What is expected >> Skip all pictures. Write out the data below from its first line through the line that contains "plt.rcParams['axes.unicode_minus'] = False".

-- start Dataset content --

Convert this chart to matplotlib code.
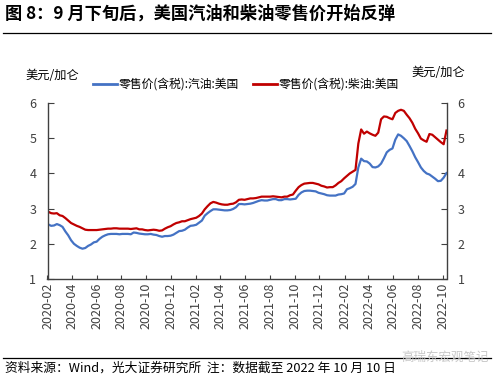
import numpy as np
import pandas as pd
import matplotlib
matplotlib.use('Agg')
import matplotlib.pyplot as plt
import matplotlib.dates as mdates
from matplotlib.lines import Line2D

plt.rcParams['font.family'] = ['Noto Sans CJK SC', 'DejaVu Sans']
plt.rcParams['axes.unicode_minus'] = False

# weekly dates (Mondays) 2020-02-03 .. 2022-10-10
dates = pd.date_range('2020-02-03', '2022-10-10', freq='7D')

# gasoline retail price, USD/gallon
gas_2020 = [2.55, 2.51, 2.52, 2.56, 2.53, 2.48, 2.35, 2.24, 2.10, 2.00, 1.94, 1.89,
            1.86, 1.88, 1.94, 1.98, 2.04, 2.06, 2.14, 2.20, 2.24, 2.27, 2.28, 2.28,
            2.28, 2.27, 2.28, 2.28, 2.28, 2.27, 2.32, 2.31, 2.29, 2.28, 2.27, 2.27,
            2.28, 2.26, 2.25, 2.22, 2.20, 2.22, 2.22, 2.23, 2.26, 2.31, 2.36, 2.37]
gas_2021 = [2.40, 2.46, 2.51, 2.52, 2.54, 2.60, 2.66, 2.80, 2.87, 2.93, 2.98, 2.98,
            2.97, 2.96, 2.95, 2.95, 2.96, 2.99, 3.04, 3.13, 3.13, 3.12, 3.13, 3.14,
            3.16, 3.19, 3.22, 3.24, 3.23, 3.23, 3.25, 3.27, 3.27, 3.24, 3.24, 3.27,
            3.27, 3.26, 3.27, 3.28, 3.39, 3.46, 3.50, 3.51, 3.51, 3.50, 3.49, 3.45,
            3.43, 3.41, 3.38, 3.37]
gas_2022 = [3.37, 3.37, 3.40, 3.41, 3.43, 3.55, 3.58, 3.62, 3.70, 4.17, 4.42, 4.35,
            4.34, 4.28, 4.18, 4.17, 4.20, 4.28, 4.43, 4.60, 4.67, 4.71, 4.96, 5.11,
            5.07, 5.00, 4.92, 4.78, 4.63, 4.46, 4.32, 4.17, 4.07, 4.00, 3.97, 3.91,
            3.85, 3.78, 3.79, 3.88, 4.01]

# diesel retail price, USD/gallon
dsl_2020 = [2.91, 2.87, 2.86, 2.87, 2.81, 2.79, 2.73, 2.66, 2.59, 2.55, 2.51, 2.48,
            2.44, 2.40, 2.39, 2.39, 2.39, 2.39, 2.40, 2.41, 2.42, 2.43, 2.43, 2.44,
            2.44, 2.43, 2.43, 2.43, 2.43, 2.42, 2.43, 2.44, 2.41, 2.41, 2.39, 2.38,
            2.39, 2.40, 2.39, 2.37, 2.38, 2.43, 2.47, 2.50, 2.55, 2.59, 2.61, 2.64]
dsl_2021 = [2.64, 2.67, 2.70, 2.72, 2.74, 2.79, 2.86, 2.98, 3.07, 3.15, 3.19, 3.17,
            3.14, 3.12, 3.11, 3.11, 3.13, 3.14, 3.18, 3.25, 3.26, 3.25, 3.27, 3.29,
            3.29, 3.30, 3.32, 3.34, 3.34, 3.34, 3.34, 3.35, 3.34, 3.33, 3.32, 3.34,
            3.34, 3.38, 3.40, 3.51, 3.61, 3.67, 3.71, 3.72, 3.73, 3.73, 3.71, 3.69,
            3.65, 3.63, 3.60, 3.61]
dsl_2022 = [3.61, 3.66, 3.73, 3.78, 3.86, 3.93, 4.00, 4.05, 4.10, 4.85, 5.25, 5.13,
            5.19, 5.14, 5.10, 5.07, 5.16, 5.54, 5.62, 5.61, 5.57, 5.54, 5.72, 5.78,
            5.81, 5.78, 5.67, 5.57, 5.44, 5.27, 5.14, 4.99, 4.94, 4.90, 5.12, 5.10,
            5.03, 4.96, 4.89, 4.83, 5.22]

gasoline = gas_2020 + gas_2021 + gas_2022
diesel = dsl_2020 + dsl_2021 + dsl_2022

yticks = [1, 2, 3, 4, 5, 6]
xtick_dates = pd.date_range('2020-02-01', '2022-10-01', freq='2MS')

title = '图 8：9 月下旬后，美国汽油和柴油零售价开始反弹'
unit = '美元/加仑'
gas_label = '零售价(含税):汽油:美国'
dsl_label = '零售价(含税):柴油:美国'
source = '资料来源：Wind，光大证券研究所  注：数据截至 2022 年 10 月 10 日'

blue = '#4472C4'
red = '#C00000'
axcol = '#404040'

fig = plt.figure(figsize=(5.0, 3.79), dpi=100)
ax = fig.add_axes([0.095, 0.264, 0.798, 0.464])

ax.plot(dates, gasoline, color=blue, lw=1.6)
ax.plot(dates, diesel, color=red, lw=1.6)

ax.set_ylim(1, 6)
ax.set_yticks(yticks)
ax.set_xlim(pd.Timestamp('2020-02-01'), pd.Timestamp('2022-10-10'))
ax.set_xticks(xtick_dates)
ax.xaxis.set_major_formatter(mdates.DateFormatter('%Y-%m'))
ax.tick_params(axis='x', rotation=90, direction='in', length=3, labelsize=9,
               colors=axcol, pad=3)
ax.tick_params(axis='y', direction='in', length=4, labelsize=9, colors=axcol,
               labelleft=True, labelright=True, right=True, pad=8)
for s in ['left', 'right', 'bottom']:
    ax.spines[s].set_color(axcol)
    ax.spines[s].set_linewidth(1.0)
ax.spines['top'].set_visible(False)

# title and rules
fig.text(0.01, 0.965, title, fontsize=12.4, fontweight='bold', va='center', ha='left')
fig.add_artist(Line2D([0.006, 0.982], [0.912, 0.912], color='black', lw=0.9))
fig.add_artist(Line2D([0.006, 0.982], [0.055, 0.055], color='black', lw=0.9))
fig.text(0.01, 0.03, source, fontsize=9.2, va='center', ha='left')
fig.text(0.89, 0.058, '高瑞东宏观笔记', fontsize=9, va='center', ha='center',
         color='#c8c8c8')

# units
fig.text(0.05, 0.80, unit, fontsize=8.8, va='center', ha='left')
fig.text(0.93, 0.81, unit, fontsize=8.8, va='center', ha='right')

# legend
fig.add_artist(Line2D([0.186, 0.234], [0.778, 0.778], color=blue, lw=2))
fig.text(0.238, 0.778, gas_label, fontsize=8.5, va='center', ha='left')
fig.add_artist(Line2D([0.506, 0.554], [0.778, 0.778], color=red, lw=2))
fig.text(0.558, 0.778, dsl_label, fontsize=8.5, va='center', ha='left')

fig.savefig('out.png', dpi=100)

-- end Dataset content --

Solved problem >>
Convert this chart to matplotlib code.
import numpy as np
import pandas as pd
import matplotlib
matplotlib.use('Agg')
import matplotlib.pyplot as plt
import matplotlib.dates as mdates
from matplotlib.lines import Line2D

plt.rcParams['font.family'] = ['Noto Sans CJK SC', 'DejaVu Sans']
plt.rcParams['axes.unicode_minus'] = False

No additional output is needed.